PROBLEM DETAILS:
Repeat the data word for word. Do not include the pictures.
-- start --
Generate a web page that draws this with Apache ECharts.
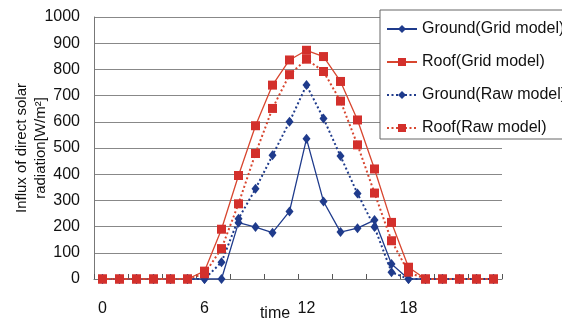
<!DOCTYPE html>
<html>
<head>
<meta charset="utf-8">
<script src="https://cdn.jsdelivr.net/npm/echarts@6/dist/echarts.min.js"></script>
<style>
html,body{margin:0;padding:0;background:#fff;}
#chart{width:562px;height:322px;}
</style>
</head>
<body>
<div id="chart"></div>
<script>
var hours = ['0','1','2','3','4','5','6','7','8','9','10','11','12','13','14','15','16','17','18','19','20','21','22','23'];
var groundGrid = [0,0,0,0,0,0,0,0,215,198,177,258,535,296,179,194,225,57,0,0,0,0,0,0];
var roofGrid   = [0,0,0,0,0,0,30,190,395,585,740,836,873,849,754,607,420,216,45,0,0,0,0,0];
var groundRaw  = [0,0,0,0,0,0,0,64,230,344,472,600,740,613,469,326,198,26,0,0,0,0,0,0];
var roofRaw    = [0,0,0,0,0,0,20,116,287,479,651,780,839,792,679,512,328,146,26,0,0,0,0,0];
var seriesNames = ['Ground(Grid model)','Roof(Grid model)','Ground(Raw model)','Roof(Raw model)'];

var BLUE = '#1f3b8c';
var RED = '#d3302c';
var REDLINE = '#d8462f';
var FONT = 'Arial, "Liberation Sans", sans-serif';

function mk(name, data, isRoof, dotted) {
  return {
    name: name,
    type: 'line',
    data: data,
    symbol: isRoof ? 'rect' : 'diamond',
    symbolSize: isRoof ? [9, 9] : [8, 10],
    showAllSymbol: true,
    itemStyle: { color: isRoof ? RED : BLUE },
    lineStyle: {
      color: isRoof ? REDLINE : BLUE,
      width: dotted ? 2 : 1.3,
      type: dotted ? [2, 2.5] : 'solid'
    },
    emphasis: { disabled: true },
    animation: false
  };
}

var chart = echarts.init(document.getElementById('chart'), null, { renderer: 'canvas' });
chart.setOption({
  backgroundColor: '#fff',
  animation: false,
  textStyle: { fontFamily: FONT },
  grid: { left: 94, right: 60, top: 17, bottom: 43, containLabel: false, outerBoundsMode: 'none' },
  legend: {
    orient: 'vertical',
    left: 380, top: 10,
    padding: [11, 10, 3, 6],
    itemGap: 17,
    itemWidth: 30,
    itemHeight: 10,
    backgroundColor: '#fff',
    borderColor: '#666',
    borderWidth: 1,
    borderRadius: 0,
    textStyle: { fontSize: 16, color: '#111', fontFamily: FONT },
    data: seriesNames
  },
  xAxis: {
    type: 'category',
    data: hours,
    boundaryGap: true,
    name: 'time',
    nameLocation: 'middle',
    nameGap: 27,
    nameMoveOverlap: false,
    nameTextStyle: { fontSize: 16, color: '#111', padding: [0, 46, 0, 0] },
    axisLine: { show: true, onZero: false, lineStyle: { color: '#777', width: 1 } },
    axisTick: {
      show: true, inside: true, length: 5,
      interval: function (i) { return i % 2 === 0; },
      lineStyle: { color: '#555', width: 1 }
    },
    axisLabel: { interval: 5, fontSize: 16, color: '#111', margin: 22 },
    splitLine: { show: false }
  },
  yAxis: {
    type: 'value',
    min: 0, max: 1000, interval: 100,
    name: 'Influx of direct solar\nradiation[W/m²]',
    nameLocation: 'middle',
    nameRotate: 90,
    nameGap: 44,
    nameMoveOverlap: false,
    nameTextStyle: { fontSize: 15, color: '#111', lineHeight: 19 },
    axisLine: { show: true, lineStyle: { color: '#777', width: 1 } },
    axisTick: { show: false },
    axisLabel: { fontSize: 16, color: '#111', margin: 14, formatter: function (v) { return String(v); } },
    splitLine: { show: true, lineStyle: { color: '#888', width: 1 } }
  },
  series: [
    mk(seriesNames[0], groundGrid, false, false),
    mk(seriesNames[1], roofGrid, true, false),
    mk(seriesNames[2], groundRaw, false, true),
    mk(seriesNames[3], roofRaw, true, true)
  ]
});
</script>
</body>
</html>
-- end --
EXERCISE SOLUTION:
Generate a web page that draws this with Apache ECharts.
<!DOCTYPE html>
<html>
<head>
<meta charset="utf-8">
<script src="https://cdn.jsdelivr.net/npm/echarts@6/dist/echarts.min.js"></script>
<style>
html,body{margin:0;padding:0;background:#fff;}
#chart{width:562px;height:322px;}
</style>
</head>
<body>
<div id="chart"></div>
<script>
var hours = ['0','1','2','3','4','5','6','7','8','9','10','11','12','13','14','15','16','17','18','19','20','21','22','23'];
var groundGrid = [0,0,0,0,0,0,0,0,215,198,177,258,535,296,179,194,225,57,0,0,0,0,0,0];
var roofGrid   = [0,0,0,0,0,0,30,190,395,585,740,836,873,849,754,607,420,216,45,0,0,0,0,0];
var groundRaw  = [0,0,0,0,0,0,0,64,230,344,472,600,740,613,469,326,198,26,0,0,0,0,0,0];
var roofRaw    = [0,0,0,0,0,0,20,116,287,479,651,780,839,792,679,512,328,146,26,0,0,0,0,0];
var seriesNames = ['Ground(Grid model)','Roof(Grid model)','Ground(Raw model)','Roof(Raw model)'];

var BLUE = '#1f3b8c';
var RED = '#d3302c';
var REDLINE = '#d8462f';
var FONT = 'Arial, "Liberation Sans", sans-serif';

function mk(name, data, isRoof, dotted) {
  return {
    name: name,
    type: 'line',
    data: data,
    symbol: isRoof ? 'rect' : 'diamond',
    symbolSize: isRoof ? [9, 9] : [8, 10],
    showAllSymbol: true,
    itemStyle: { color: isRoof ? RED : BLUE },
    lineStyle: {
      color: isRoof ? REDLINE : BLUE,
      width: dotted ? 2 : 1.3,
      type: dotted ? [2, 2.5] : 'solid'
    },
    emphasis: { disabled: true },
    animation: false
  };
}

var chart = echarts.init(document.getElementById('chart'), null, { renderer: 'canvas' });
chart.setOption({
  backgroundColor: '#fff',
  animation: false,
  textStyle: { fontFamily: FONT },
  grid: { left: 94, right: 60, top: 17, bottom: 43, containLabel: false, outerBoundsMode: 'none' },
  legend: {
    orient: 'vertical',
    left: 380, top: 10,
    padding: [11, 10, 3, 6],
    itemGap: 17,
    itemWidth: 30,
    itemHeight: 10,
    backgroundColor: '#fff',
    borderColor: '#666',
    borderWidth: 1,
    borderRadius: 0,
    textStyle: { fontSize: 16, color: '#111', fontFamily: FONT },
    data: seriesNames
  },
  xAxis: {
    type: 'category',
    data: hours,
    boundaryGap: true,
    name: 'time',
    nameLocation: 'middle',
    nameGap: 27,
    nameMoveOverlap: false,
    nameTextStyle: { fontSize: 16, color: '#111', padding: [0, 46, 0, 0] },
    axisLine: { show: true, onZero: false, lineStyle: { color: '#777', width: 1 } },
    axisTick: {
      show: true, inside: true, length: 5,
      interval: function (i) { return i % 2 === 0; },
      lineStyle: { color: '#555', width: 1 }
    },
    axisLabel: { interval: 5, fontSize: 16, color: '#111', margin: 22 },
    splitLine: { show: false }
  },
  yAxis: {
    type: 'value',
    min: 0, max: 1000, interval: 100,
    name: 'Influx of direct solar\nradiation[W/m²]',
    nameLocation: 'middle',
    nameRotate: 90,
    nameGap: 44,
    nameMoveOverlap: false,
    nameTextStyle: { fontSize: 15, color: '#111', lineHeight: 19 },
    axisLine: { show: true, lineStyle: { color: '#777', width: 1 } },
    axisTick: { show: false },
    axisLabel: { fontSize: 16, color: '#111', margin: 14, formatter: function (v) { return String(v); } },
    splitLine: { show: true, lineStyle: { color: '#888', width: 1 } }
  },
  series: [
    mk(seriesNames[0], groundGrid, false, false),
    mk(seriesNames[1], roofGrid, true, false),
    mk(seriesNames[2], groundRaw, false, true),
    mk(seriesNames[3], roofRaw, true, true)
  ]
});
</script>
</body>
</html>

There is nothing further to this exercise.